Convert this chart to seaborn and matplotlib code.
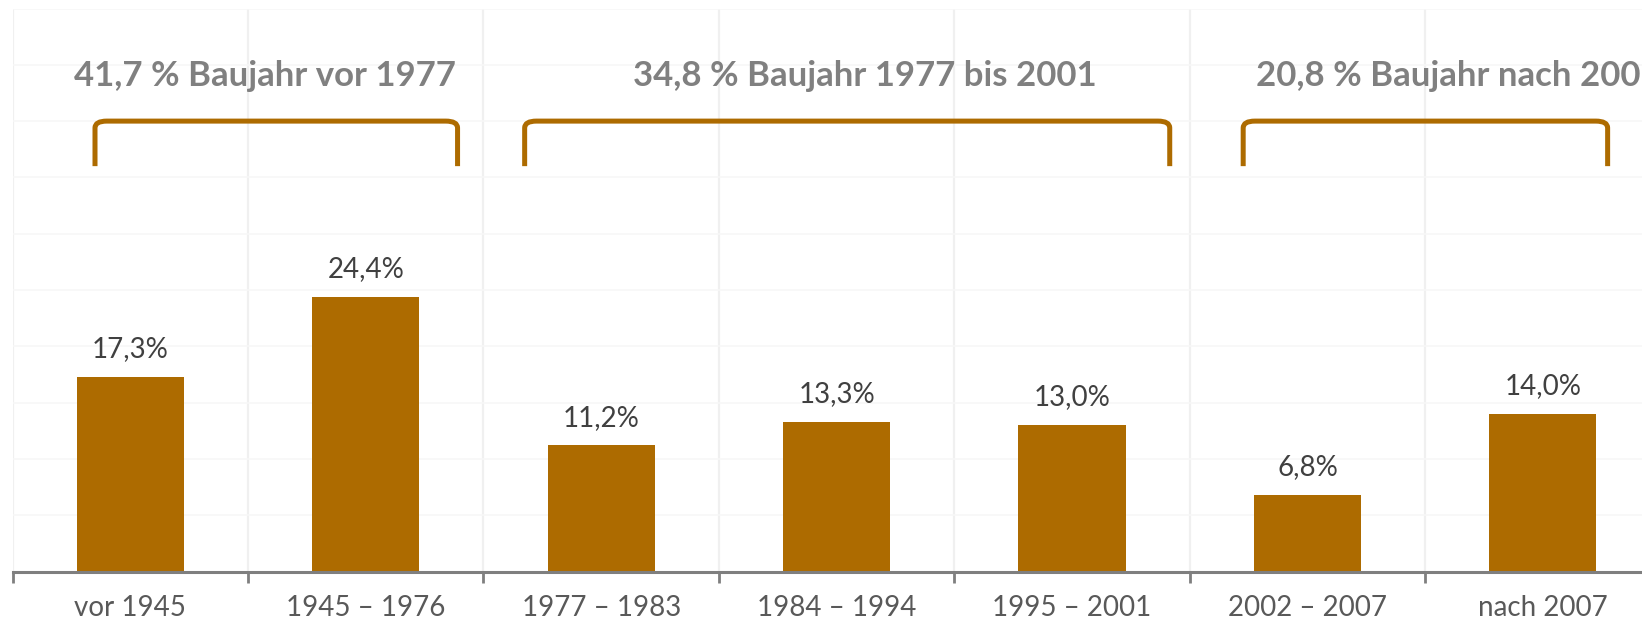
import matplotlib
matplotlib.use("Agg")
import matplotlib.pyplot as plt
from matplotlib.path import Path
from matplotlib.patches import PathPatch
import seaborn as sns
import pandas as pd
import numpy as np

categories = ["vor 1945", "1945 – 1976", "1977 – 1983", "1984 – 1994",
              "1995 – 2001", "2002 – 2007", "nach 2007"]
values = [17.3, 24.4, 11.2, 13.3, 13.0, 6.8, 14.0]
value_labels = ["17,3%", "24,4%", "11,2%", "13,3%", "13,0%", "6,8%", "14,0%"]

group_labels = ["41,7 % Baujahr vor 1977", "34,8 % Baujahr 1977 bis 2001",
                "20,8 % Baujahr nach 2001"]
group_spans = [(-0.15, 1.39), (1.675, 4.415), (4.727, 6.275)]
group_text_x = [0.57, 3.12, 4.78]
group_text_ha = ["center", "center", "left"]

BAR = "#AD6B00"
sns.set_theme(style="white")
plt.rcParams["font.family"] = ["Lato", "DejaVu Sans"]

fig = plt.figure(figsize=(16.42, 6.28), dpi=100)
ax = fig.add_axes([12.6 / 1642, 56.5 / 628, 1648 / 1642, 563 / 628])

df = pd.DataFrame({"cat": categories, "val": values})
sns.barplot(data=df, x="cat", y="val", color=BAR, saturation=1, width=0.455,
            ax=ax, edgecolor="none")

ax.set_xlim(-0.5, 6.5)
ax.set_ylim(0, 50)
ax.set_yticks(np.arange(0, 51, 5))
ax.set_yticklabels([])
ax.tick_params(axis="y", length=0)
ax.yaxis.grid(True, color="#F7F7F7", linewidth=1.2)
ax.set_xticks(np.arange(-0.5, 7, 1), minor=True)
ax.xaxis.grid(True, which="minor", color="#F0F0F0", linewidth=1.6)
ax.xaxis.grid(False, which="major")
ax.tick_params(axis="x", which="major", length=0, pad=17, labelsize=20,
               labelcolor="#595959")
ax.tick_params(axis="x", which="minor", length=8, width=2, color="#7F7F7F",
               direction="out", bottom=True)
ax.set_xlabel("")
ax.set_ylabel("")
ax.set_axisbelow(True)
for s in ["top", "right", "left"]:
    ax.spines[s].set_visible(False)
ax.spines["bottom"].set_color("#7F7F7F")
ax.spines["bottom"].set_linewidth(2.2)

for i, (v, lab) in enumerate(zip(values, value_labels)):
    ax.annotate(lab, (i, v), xytext=(0, 20), textcoords="offset points",
                ha="center", va="center", fontsize=20, color="#404040")

y0, y1 = 36.0, 40.0
for (x0, x1), lab, tx, ha in zip(group_spans, group_labels, group_text_x, group_text_ha):
    r = 0.05
    ry = 0.6
    verts = [(x0, y0), (x0, y1 - ry), (x0, y1), (x0 + r, y1),
             (x1 - r, y1), (x1, y1), (x1, y1 - ry), (x1, y0)]
    codes = [Path.MOVETO, Path.LINETO, Path.CURVE3, Path.CURVE3,
             Path.LINETO, Path.CURVE3, Path.CURVE3, Path.LINETO]
    ax.add_patch(PathPatch(Path(verts, codes), facecolor="none", edgecolor=BAR,
                           linewidth=3.6, capstyle="butt", joinstyle="round",
                           clip_on=False))
    ax.text(tx, 44.0, lab, ha=ha, va="center", fontsize=25, fontweight="bold",
            color="#808080")

fig.savefig("out.png", dpi=100)
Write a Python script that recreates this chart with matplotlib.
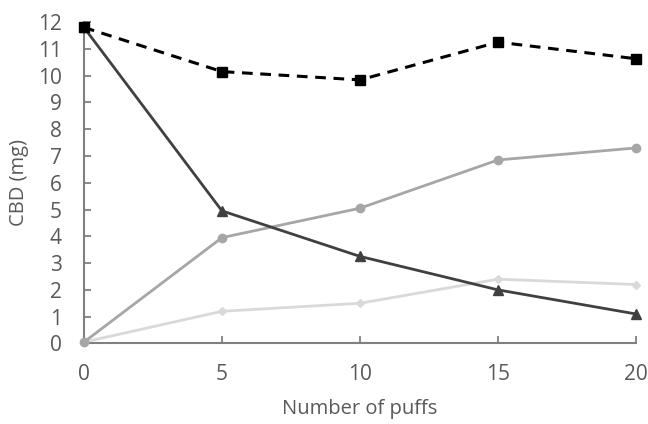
import matplotlib
matplotlib.use("Agg")
import matplotlib.pyplot as plt

plt.rcParams['font.family'] = ['Open Sans', 'DejaVu Sans']

puffs = [0, 5, 10, 15, 20]
total = [11.8, 10.15, 9.84, 11.25, 10.63]
remaining = [11.8, 4.95, 3.25, 2.0, 1.1]
series_circle = [0.05, 3.95, 5.05, 6.85, 7.3]
series_diamond = [0.05, 1.2, 1.5, 2.4, 2.2]
yticks = list(range(0, 13))
xticks = [0, 5, 10, 15, 20]

fig = plt.figure(figsize=(6.48, 4.24), dpi=100)
ax = fig.add_axes([0.1295, 0.19, 0.852, 0.758])

ax.plot(puffs, series_diamond, color='#d9d9d9', lw=2, marker='D', ms=4, clip_on=False, zorder=3)
ax.plot(puffs, series_circle, color='#a6a6a6', lw=2, marker='o', ms=6, clip_on=False, zorder=4)
ax.plot(puffs, remaining, color='#404040', lw=2, marker='^', ms=6.5, clip_on=False, zorder=5)
ax.plot(puffs, total, color='#000000', lw=2.2, ls=(0, (3.5, 2.5)), marker='s', ms=6.5, clip_on=False, zorder=6)

ax.set_xlim(0, 20)
ax.set_ylim(0, 12)
ax.set_xticks(xticks)
ax.set_yticks(yticks)
for s in ['top', 'right']:
    ax.spines[s].set_visible(False)
for s in ['left', 'bottom']:
    ax.spines[s].set_color('#808080')
    ax.spines[s].set_linewidth(1.5)
ax.tick_params(axis='both', direction='in', length=5, width=1.3, color='#808080',
               labelcolor='#595959', labelsize=15)
ax.tick_params(axis='x', pad=15)
ax.tick_params(axis='y', pad=16)
ax.set_xlabel('Number of puffs', fontsize=14.5, color='#595959', labelpad=10)
ax.set_ylabel('CBD (mg)', fontsize=14.5, color='#595959', labelpad=6)

fig.savefig('out.png', dpi=100, facecolor='white')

---------------

_CHALLENGE_: Write out the lines beginning with the one that contains "Write a Python" and ending with the one that contains "ax = fig.add_axes([0.1295, 0.19, 0.852, 0.758])", exactly as given. Leave pictures out.

_THE OUTPUT_:
Write a Python script that recreates this chart with matplotlib.
import matplotlib
matplotlib.use("Agg")
import matplotlib.pyplot as plt

plt.rcParams['font.family'] = ['Open Sans', 'DejaVu Sans']

puffs = [0, 5, 10, 15, 20]
total = [11.8, 10.15, 9.84, 11.25, 10.63]
remaining = [11.8, 4.95, 3.25, 2.0, 1.1]
series_circle = [0.05, 3.95, 5.05, 6.85, 7.3]
series_diamond = [0.05, 1.2, 1.5, 2.4, 2.2]
yticks = list(range(0, 13))
xticks = [0, 5, 10, 15, 20]

fig = plt.figure(figsize=(6.48, 4.24), dpi=100)
ax = fig.add_axes([0.1295, 0.19, 0.852, 0.758])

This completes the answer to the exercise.